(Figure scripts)
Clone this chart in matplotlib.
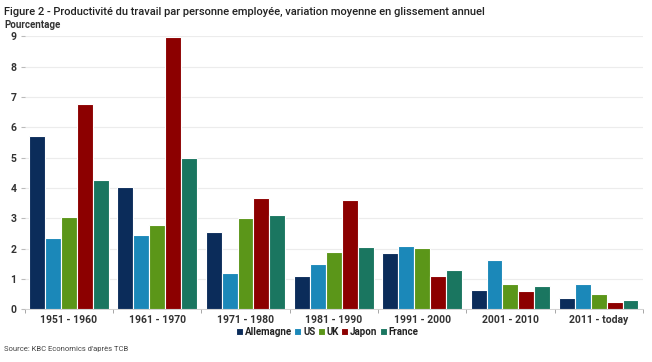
import numpy as np
import matplotlib
matplotlib.use("Agg")
import matplotlib.pyplot as plt

periods = ["1951 - 1960", "1961 - 1970", "1971 - 1980", "1981 - 1990",
           "1991 - 2000", "2001 - 2010", "2011 - today"]
countries = ["Allemagne", "US", "UK", "Japon", "France"]

allemagne = [5.71, 4.03, 2.54, 1.09, 1.85, 0.63, 0.37]
us = [2.34, 2.44, 1.19, 1.50, 2.08, 1.62, 0.82]
uk = [3.04, 2.77, 3.00, 1.88, 2.02, 0.83, 0.50]
japon = [6.76, 8.97, 3.66, 3.60, 1.09, 0.60, 0.24]
france = [4.26, 4.98, 3.10, 2.05, 1.29, 0.77, 0.29]

colors = ["#0b2c5a", "#1b88b9", "#5b9619", "#8c0000", "#1a7660"]
series = [allemagne, us, uk, japon, france]

plt.rcParams["font.family"] = ["Roboto", "DejaVu Sans"]

fig = plt.figure(figsize=(6.52, 3.62), dpi=100)
ax = fig.add_axes([0.038, 0.146, 0.948, 0.755])

x = np.arange(len(periods))
width = 0.18
for i, (name, vals) in enumerate(zip(countries, series)):
    ax.bar(x + (i - 2) * width, vals, width, color=colors[i], label=name,
           edgecolor="white", linewidth=0.8, zorder=3)

ax.set_xlim(-0.5, len(periods) - 0.5)
ax.set_ylim(0, 9.02)
ax.set_yticks(range(0, 10))
ax.set_xticks(x)
ax.set_xticklabels(periods)
ax.set_xticks(np.arange(-0.5, len(periods), 1), minor=True)
ax.tick_params(axis="x", which="major", length=0, pad=4, labelsize=7.5,
               labelcolor="#333333")
ax.tick_params(axis="x", which="minor", length=3, color="#999999")
ax.tick_params(axis="y", length=3, color="#bbbbbb", labelsize=7.5,
               labelcolor="#333333", pad=3)
for lab in ax.get_xticklabels() + ax.get_yticklabels():
    lab.set_fontweight("bold")

ax.grid(True, axis="y", color="#ececec", linewidth=0.8, zorder=0)
for s in ["top", "right", "left"]:
    ax.spines[s].set_visible(False)
ax.spines["bottom"].set_color("#cccccc")
ax.spines["bottom"].set_linewidth(0.6)

fig.text(0.006, 0.982, "Figure 2 - Productivité du travail par personne employée, "
         "variation moyenne en glissement annuel",
         fontsize=8, fontweight="medium", color="#222222", va="top", ha="left")
fig.text(0.006, 0.945, "Pourcentage", fontsize=7, fontweight="bold",
         color="#333333", va="top", ha="left")
fig.text(0.006, 0.035, "Source: KBC Economics d'après TCB", fontsize=5.5,
         color="#444444", va="center", ha="left")

fig.legend(loc="center", bbox_to_anchor=(0.502, 0.083), ncol=5, frameon=False,
           handlelength=0.7, handleheight=0.7, handletextpad=0.2,
           columnspacing=0.25, prop={"size": 7, "weight": "bold"},
           labelcolor="#222222")

fig.savefig("out.png", dpi=100)
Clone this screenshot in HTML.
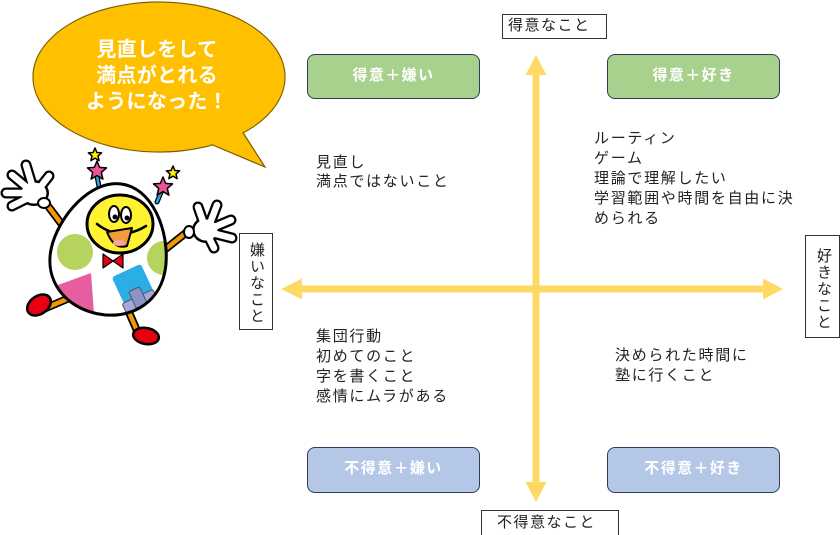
<!DOCTYPE html>
<html><head><meta charset="utf-8">
<style>
html,body{margin:0;padding:0;background:#fff;}
#c{position:relative;width:840px;height:535px;overflow:hidden;background:#fff;font-family:"Liberation Sans","Noto Sans CJK JP",sans-serif;}
svg{position:absolute;left:0;top:0;}
.t{position:absolute;font-size:15px;line-height:20px;letter-spacing:1.7px;color:#222;white-space:nowrap;}
.box{position:absolute;box-sizing:border-box;border:1.5px solid #2f3d57;border-radius:8px;color:#fff;font-weight:bold;font-size:15px;letter-spacing:1.4px;text-align:center;line-height:42px;white-space:nowrap;}
.g{background:#a9d18e;}
.b{background:#b4c7e7;}
.lbl{position:absolute;box-sizing:border-box;border:1.3px solid #333;background:#fff;font-size:15px;letter-spacing:1.5px;color:#222;white-space:nowrap;}
.v{writing-mode:vertical-rl;text-align:center;}
.bub{position:absolute;left:57px;top:37px;width:200px;text-align:center;color:#fff;font-weight:bold;font-size:20px;line-height:26px;letter-spacing:0.3px;white-space:nowrap;}
</style></head><body>
<div id="c">
<svg width="840" height="535" viewBox="0 0 840 535">
  <defs>
    <clipPath id="egg"><path d="M0,-68 C34,-68 58,-22 58,10 C58,43 32,64 0,64 C-32,64 -58,43 -58,10 C-58,-22 -34,-68 0,-68Z" transform="translate(110,251) rotate(12)"/></clipPath>
  </defs>
  <!-- axes -->
  <g fill="#ffd966">
    <rect x="300" y="285.5" width="465" height="7"/>
    <polygon points="281,289 302,278.5 302,299.5"/>
    <polygon points="783,289 763,278.5 763,299.5"/>
    <rect x="532.5" y="72" width="7" height="412"/>
    <polygon points="536,55 525.5,75 546.5,75"/>
    <polygon points="536,502 525.5,482 546.5,482"/>
  </g>
  <!-- speech bubble -->
  <ellipse cx="159" cy="77" rx="126" ry="75" fill="#ffc000" stroke="#7a5c00" stroke-width="1.2"/>
  <polygon points="240,128 265,167 208,143" fill="#ffc000" stroke="#7a5c00" stroke-width="1.2"/>
  <ellipse cx="159" cy="77" rx="125.4" ry="74.4" fill="#ffc000"/>

  <!-- character -->
  <g stroke-linecap="round" stroke-linejoin="round">
    <!-- arms -->
    <line x1="45" y1="202" x2="72" y2="238" stroke="#000" stroke-width="8"/>
    <line x1="45" y1="202" x2="72" y2="238" stroke="#f39800" stroke-width="4.5"/>
    <line x1="187" y1="232" x2="158" y2="255" stroke="#000" stroke-width="8"/>
    <line x1="187" y1="232" x2="158" y2="255" stroke="#f39800" stroke-width="4.5"/>
    <!-- legs -->
    <line x1="74" y1="296" x2="46" y2="308" stroke="#000" stroke-width="8"/>
    <line x1="74" y1="296" x2="46" y2="308" stroke="#f39800" stroke-width="4.5"/>
    <line x1="128" y1="310" x2="138" y2="333" stroke="#000" stroke-width="8"/>
    <line x1="128" y1="310" x2="138" y2="333" stroke="#f39800" stroke-width="4.5"/>
    <!-- shoes -->
    <ellipse cx="39" cy="305" rx="13" ry="9" transform="rotate(-35 39 305)" fill="#e60012" stroke="#000" stroke-width="2.5"/>
    <ellipse cx="146" cy="336" rx="13" ry="8" transform="rotate(10 146 336)" fill="#e60012" stroke="#000" stroke-width="2.5"/>
    <!-- antennae -->
    <line x1="100" y1="192" x2="97" y2="176" stroke="#000" stroke-width="5"/>
    <line x1="100" y1="192" x2="97" y2="176" stroke="#29abe2" stroke-width="2.5"/>
    <line x1="157" y1="202" x2="162" y2="190" stroke="#000" stroke-width="5"/>
    <line x1="157" y1="202" x2="162" y2="190" stroke="#29abe2" stroke-width="2.5"/>
    <polygon points="0,-1 0.265,-0.364 0.951,-0.309 0.428,0.139 0.588,0.809 0,0.45 -0.588,0.809 -0.428,0.139 -0.951,-0.309 -0.265,-0.364" transform="translate(97,171) scale(10)" fill="#e8559a" stroke="#000" stroke-width="1.5" vector-effect="non-scaling-stroke"/>
    <polygon points="0,-1 0.265,-0.364 0.951,-0.309 0.428,0.139 0.588,0.809 0,0.45 -0.588,0.809 -0.428,0.139 -0.951,-0.309 -0.265,-0.364" transform="translate(95,155) scale(7)" fill="#fff200" stroke="#000" stroke-width="1.5" vector-effect="non-scaling-stroke"/>
    <polygon points="0,-1 0.265,-0.364 0.951,-0.309 0.428,0.139 0.588,0.809 0,0.45 -0.588,0.809 -0.428,0.139 -0.951,-0.309 -0.265,-0.364" transform="translate(163,187) scale(10)" fill="#e8559a" stroke="#000" stroke-width="1.5" vector-effect="non-scaling-stroke"/>
    <polygon points="0,-1 0.265,-0.364 0.951,-0.309 0.428,0.139 0.588,0.809 0,0.45 -0.588,0.809 -0.428,0.139 -0.951,-0.309 -0.265,-0.364" transform="translate(173,173) scale(7)" fill="#fff200" stroke="#000" stroke-width="1.5" vector-effect="non-scaling-stroke"/>
    <!-- left glove -->
    <g stroke="#000" stroke-width="11">
      <line x1="33" y1="188" x2="26" y2="165"/>
      <line x1="30" y1="190" x2="12" y2="175"/>
      <line x1="28" y1="193" x2="6" y2="193"/>
      <line x1="30" y1="197" x2="12" y2="206"/>
      <line x1="38" y1="190" x2="49" y2="176"/>
    </g>
    <ellipse cx="34" cy="193" rx="15" ry="13" fill="#000"/>
    <g stroke="#fff" stroke-width="6.5">
      <line x1="33" y1="188" x2="26" y2="165"/>
      <line x1="30" y1="190" x2="12" y2="175"/>
      <line x1="28" y1="193" x2="6" y2="193"/>
      <line x1="30" y1="197" x2="12" y2="206"/>
      <line x1="38" y1="190" x2="49" y2="176"/>
    </g>
    <ellipse cx="34" cy="193" rx="12.5" ry="10.5" fill="#fff"/>
    <ellipse cx="44" cy="203" rx="6" ry="5" fill="#fff" stroke="#000" stroke-width="2"/>
    <!-- right glove -->
    <g stroke="#000" stroke-width="11">
      <line x1="205" y1="227" x2="198" y2="207"/>
      <line x1="209" y1="226" x2="217" y2="205"/>
      <line x1="212" y1="228" x2="231" y2="220"/>
      <line x1="212" y1="233" x2="232" y2="238"/>
      <line x1="208" y1="236" x2="214" y2="248"/>
    </g>
    <ellipse cx="206" cy="230" rx="14" ry="13" fill="#000"/>
    <g stroke="#fff" stroke-width="6.5">
      <line x1="205" y1="227" x2="198" y2="207"/>
      <line x1="209" y1="226" x2="217" y2="205"/>
      <line x1="212" y1="228" x2="231" y2="220"/>
      <line x1="212" y1="233" x2="232" y2="238"/>
      <line x1="208" y1="236" x2="214" y2="248"/>
    </g>
    <ellipse cx="206" cy="230" rx="11.5" ry="10.5" fill="#fff"/>
    <ellipse cx="189" cy="232" rx="5" ry="6" fill="#fff" stroke="#000" stroke-width="2"/>
    <!-- body -->
    <path d="M0,-68 C34,-68 58,-22 58,10 C58,43 32,64 0,64 C-32,64 -58,43 -58,10 C-58,-22 -34,-68 0,-68Z" transform="translate(110,251) rotate(12)" fill="#fff"/>
    <g clip-path="url(#egg)">
      <circle cx="75" cy="252" r="18" fill="#b6d35d"/>
      <circle cx="164" cy="258" r="17" fill="#b6d35d"/>
      <polygon points="58,285 91,273 94,314 52,314" fill="#e65da0"/>
      <rect x="-16" y="-16" width="32" height="32" rx="3" transform="translate(133,285) rotate(-25)" fill="#2aaee5"/>
      <g transform="translate(140,302) rotate(-25)">
        <rect x="-17" y="-6" width="34" height="12" rx="2" fill="#a3a8dd" stroke="#555" stroke-width="1"/>
        <rect x="-6" y="-14" width="12" height="28" rx="2" fill="#8d92c8" stroke="#555" stroke-width="1"/>
      </g>
    </g>
    <path d="M0,-68 C34,-68 58,-22 58,10 C58,43 32,64 0,64 C-32,64 -58,43 -58,10 C-58,-22 -34,-68 0,-68Z" transform="translate(110,251) rotate(12)" fill="none" stroke="#000" stroke-width="3"/>
    <!-- face -->
    <ellipse cx="120" cy="224" rx="33" ry="29" fill="#fff231" stroke="#000" stroke-width="3"/>
    <ellipse cx="114" cy="214" rx="5" ry="8" fill="#fff" stroke="#000" stroke-width="2"/>
    <ellipse cx="126" cy="215" rx="5" ry="8" fill="#fff" stroke="#000" stroke-width="2"/>
    <circle cx="115" cy="217" r="2.5" fill="#000"/>
    <circle cx="127" cy="218" r="2.5" fill="#000"/>
    <path d="M97,224 Q120,242 146,226" fill="none" stroke="#000" stroke-width="2.5"/>
    <path d="M107,232 L132,228 L127,246 Q114,250 107,232 Z" fill="#f39a3c" stroke="#000" stroke-width="2"/>
    <ellipse cx="119" cy="243" rx="6" ry="3" fill="#f6a5a5"/>
    <!-- bow tie -->
    <polygon points="103,254 113,261 103,268" fill="#e60012" stroke="#000" stroke-width="1.2"/>
    <polygon points="123,254 113,261 123,268" fill="#e60012" stroke="#000" stroke-width="1.2"/>
  </g>
</svg>

<div class="bub">見直しをして<br>満点がとれる<br>ようになった！</div>

<div class="lbl" style="left:502px;top:14px;width:105px;height:25px;line-height:22px;padding-left:5px;">得意なこと</div>
<div class="lbl" style="left:481px;top:510px;width:138px;height:26px;line-height:24px;padding-left:15px;">不得意なこと</div>
<div class="lbl v" style="left:239px;top:233px;width:34px;height:97px;line-height:31px;padding-top:4px;">嫌いなこと</div>
<div class="lbl v" style="left:805px;top:235px;width:35px;height:103px;line-height:32px;padding-top:6px;">好きなこと</div>

<div class="box g" style="left:307px;top:54px;width:173px;height:45px;">得意＋嫌い</div>
<div class="box g" style="left:607px;top:54px;width:173px;height:45px;">得意＋好き</div>
<div class="box b" style="left:307px;top:447px;width:173px;height:46px;">不得意＋嫌い</div>
<div class="box b" style="left:607px;top:447px;width:173px;height:46px;">不得意＋好き</div>

<div class="t" style="left:316px;top:153px;line-height:19px;">見直し<br>満点ではないこと</div>
<div class="t" style="left:594px;top:129px;">ルーティン<br>ゲーム<br>理論で理解したい<br>学習範囲や時間を自由に決<br>められる</div>
<div class="t" style="left:316px;top:327px;">集団行動<br>初めてのこと<br>字を書くこと<br>感情にムラがある</div>
<div class="t" style="left:615px;top:346px;">決められた時間に<br>塾に行くこと</div>
</div>
</body></html>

● **Exercise details**
Answer with one number only: how many lines above contain the word "Clone".

● **Result of the task**
2